__SUPPLIED DATA__

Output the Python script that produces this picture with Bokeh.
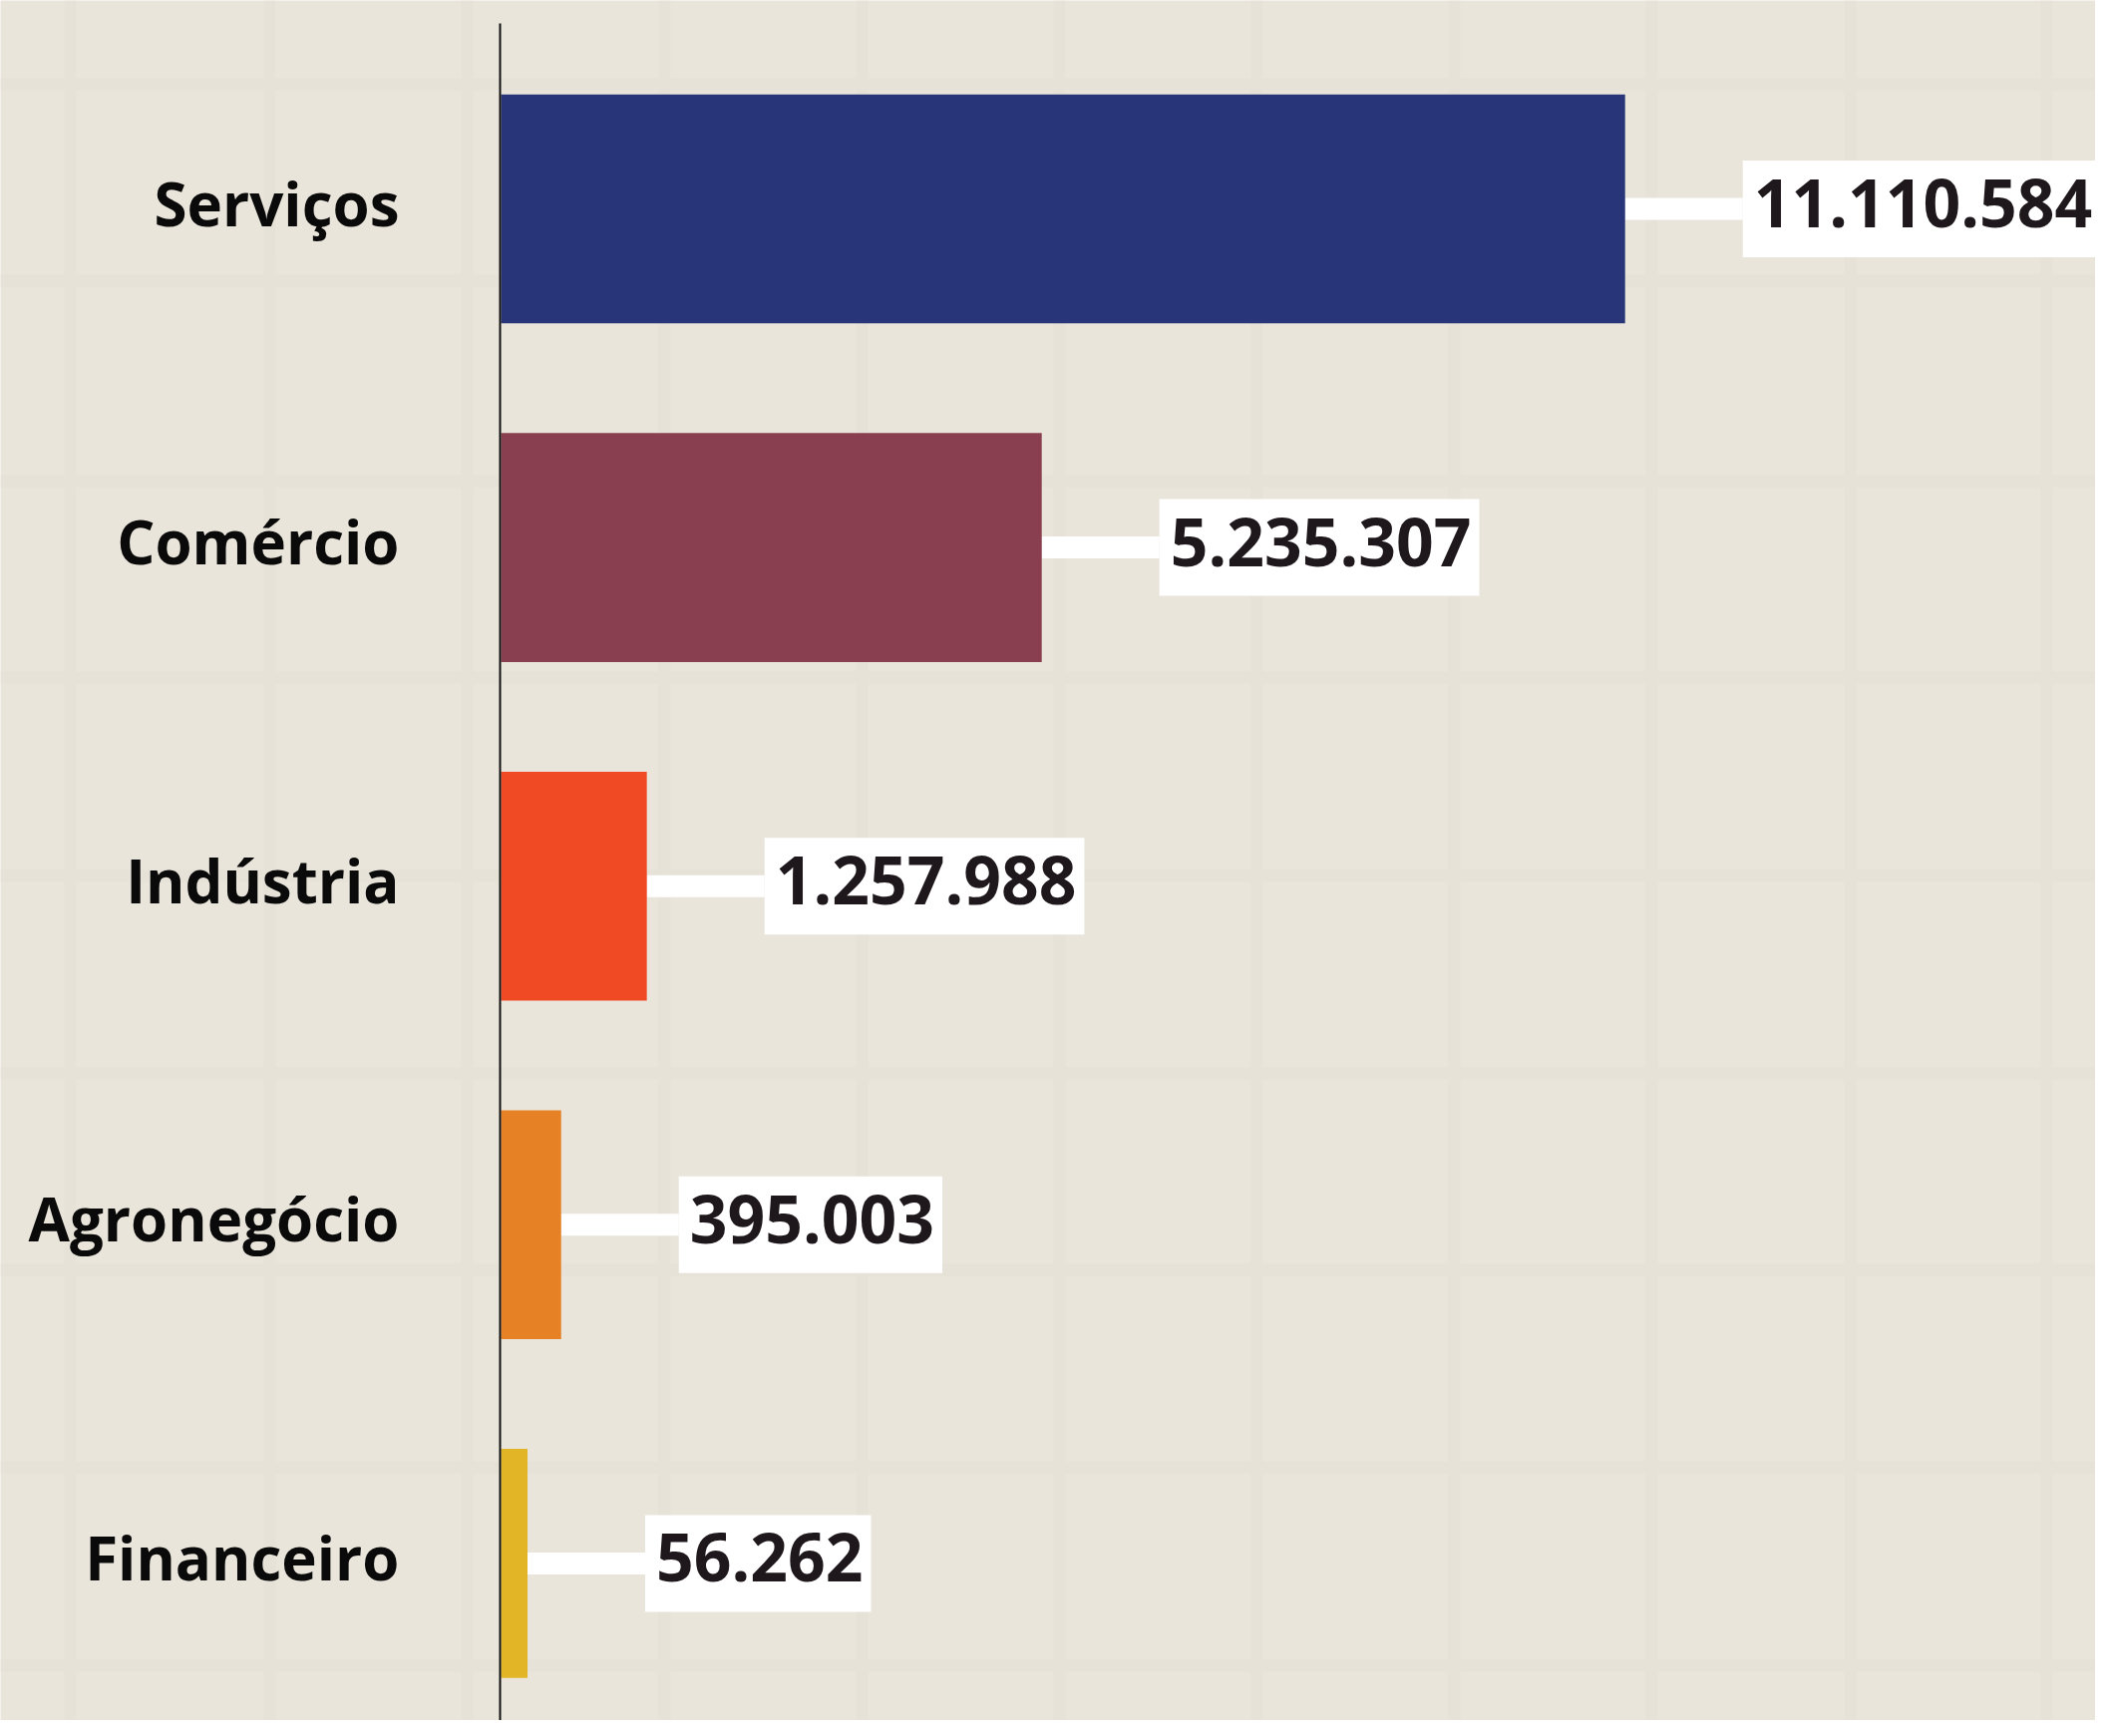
from bokeh.plotting import figure
from bokeh.models import Range1d, FixedTicker, Grid
from bokeh.core.properties import value
from bokeh.embed import file_html
from bokeh.resources import INLINE

# ---- data ----
categories = ["Serviços", "Comércio", "Indústria", "Agronegócio", "Financeiro"]
values = [11110584, 5235307, 1257988, 395003, 56262]
value_labels = ["11.110.584", "5.235.307", "1.257.988", "395.003", "56.262"]
colors = ["#283578", "#8A3F50", "#EF4A24", "#E68125", "#E1B526"]

# ---- layout constants (style) ----
W, H = 2101, 1725
U = 10043.0            # data units per pixel
AXIS_PX = 502          # pixel position of the value axis line
X_PAD = 210000         # short stub so that tiny bars stay visible
ROW_PX = 339.6
x_start = -X_PAD - AXIS_PX * U
x_end = x_start + W * U
y_top = 4 + 209 / ROW_PX
y_bot = y_top - H / ROW_PX
GAP_PX = 118
GAP = GAP_PX * U

ypos = [4, 3, 2, 1, 0]
bg = "#E9E5DA"

p = figure(width=W, height=H, output_backend="svg", toolbar_location=None,
           x_range=Range1d(x_start, x_end), y_range=Range1d(y_bot, y_top),
           x_axis_type=None, y_axis_type=None, min_border=0,
           background_fill_color=bg, border_fill_color=bg)
p.outline_line_color = None

# faint background texture grid
vx = [x_start + px * U for px in [70, 270, 468, 666, 864, 1062, 1260, 1458, 1656, 1855, 2052]]
hy = [y_top - py / ROW_PX for py in [84, 281, 482, 679, 878, 1076, 1273, 1471, 1670]]
p.add_layout(Grid(dimension=0, ticker=FixedTicker(ticks=vx),
                  grid_line_color="#E6E2D7", grid_line_width=12))
p.add_layout(Grid(dimension=1, ticker=FixedTicker(ticks=hy),
                  grid_line_color="#E6E2D7", grid_line_width=12))

# connectors
p.segment(x0=values, y0=ypos, x1=[v + GAP for v in values], y1=ypos,
          line_color="white", line_width=22)

# bars
p.hbar(y=ypos, left=-X_PAD, right=values, height=0.676, fill_color=colors,
       line_color=None)

# axis line
p.segment(x0=[-X_PAD - 1.0 * U], y0=[y_bot], x1=[-X_PAD - 1.0 * U],
          y1=[y_top - 23 / ROW_PX], line_color="#111111", line_width=2)

# value labels
p.text(x=values, y=ypos, text=value_labels, x_offset=GAP_PX, y_offset=0,
       text_align="left", text_baseline="middle",
       text_font=value("Open Sans"), text_font_style="bold",
       text_font_size="66px", text_color="#1E171B",
       background_fill_color="white", padding=(11, 8, 19, 30))

# category labels
p.text(x=-X_PAD, y=ypos, text=categories, x_offset=-102, y_offset=-6,
       text_align="right", text_baseline="middle",
       text_font=value("Open Sans"), text_font_style="bold",
       text_font_size="60px", text_color="#0A0A0A")

open("out.html", "w").write(file_html(p, INLINE))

__DO THIS__
Output the lines above in full and exactly as given, omitting any pictures.

__THE RESPONSE__
Output the Python script that produces this picture with Bokeh.
from bokeh.plotting import figure
from bokeh.models import Range1d, FixedTicker, Grid
from bokeh.core.properties import value
from bokeh.embed import file_html
from bokeh.resources import INLINE

# ---- data ----
categories = ["Serviços", "Comércio", "Indústria", "Agronegócio", "Financeiro"]
values = [11110584, 5235307, 1257988, 395003, 56262]
value_labels = ["11.110.584", "5.235.307", "1.257.988", "395.003", "56.262"]
colors = ["#283578", "#8A3F50", "#EF4A24", "#E68125", "#E1B526"]

# ---- layout constants (style) ----
W, H = 2101, 1725
U = 10043.0            # data units per pixel
AXIS_PX = 502          # pixel position of the value axis line
X_PAD = 210000         # short stub so that tiny bars stay visible
ROW_PX = 339.6
x_start = -X_PAD - AXIS_PX * U
x_end = x_start + W * U
y_top = 4 + 209 / ROW_PX
y_bot = y_top - H / ROW_PX
GAP_PX = 118
GAP = GAP_PX * U

ypos = [4, 3, 2, 1, 0]
bg = "#E9E5DA"

p = figure(width=W, height=H, output_backend="svg", toolbar_location=None,
           x_range=Range1d(x_start, x_end), y_range=Range1d(y_bot, y_top),
           x_axis_type=None, y_axis_type=None, min_border=0,
           background_fill_color=bg, border_fill_color=bg)
p.outline_line_color = None

# faint background texture grid
vx = [x_start + px * U for px in [70, 270, 468, 666, 864, 1062, 1260, 1458, 1656, 1855, 2052]]
hy = [y_top - py / ROW_PX for py in [84, 281, 482, 679, 878, 1076, 1273, 1471, 1670]]
p.add_layout(Grid(dimension=0, ticker=FixedTicker(ticks=vx),
                  grid_line_color="#E6E2D7", grid_line_width=12))
p.add_layout(Grid(dimension=1, ticker=FixedTicker(ticks=hy),
                  grid_line_color="#E6E2D7", grid_line_width=12))

# connectors
p.segment(x0=values, y0=ypos, x1=[v + GAP for v in values], y1=ypos,
          line_color="white", line_width=22)

# bars
p.hbar(y=ypos, left=-X_PAD, right=values, height=0.676, fill_color=colors,
       line_color=None)

# axis line
p.segment(x0=[-X_PAD - 1.0 * U], y0=[y_bot], x1=[-X_PAD - 1.0 * U],
          y1=[y_top - 23 / ROW_PX], line_color="#111111", line_width=2)

# value labels
p.text(x=values, y=ypos, text=value_labels, x_offset=GAP_PX, y_offset=0,
       text_align="left", text_baseline="middle",
       text_font=value("Open Sans"), text_font_style="bold",
       text_font_size="66px", text_color="#1E171B",
       background_fill_color="white", padding=(11, 8, 19, 30))

# category labels
p.text(x=-X_PAD, y=ypos, text=categories, x_offset=-102, y_offset=-6,
       text_align="right", text_baseline="middle",
       text_font=value("Open Sans"), text_font_style="bold",
       text_font_size="60px", text_color="#0A0A0A")

open("out.html", "w").write(file_html(p, INLINE))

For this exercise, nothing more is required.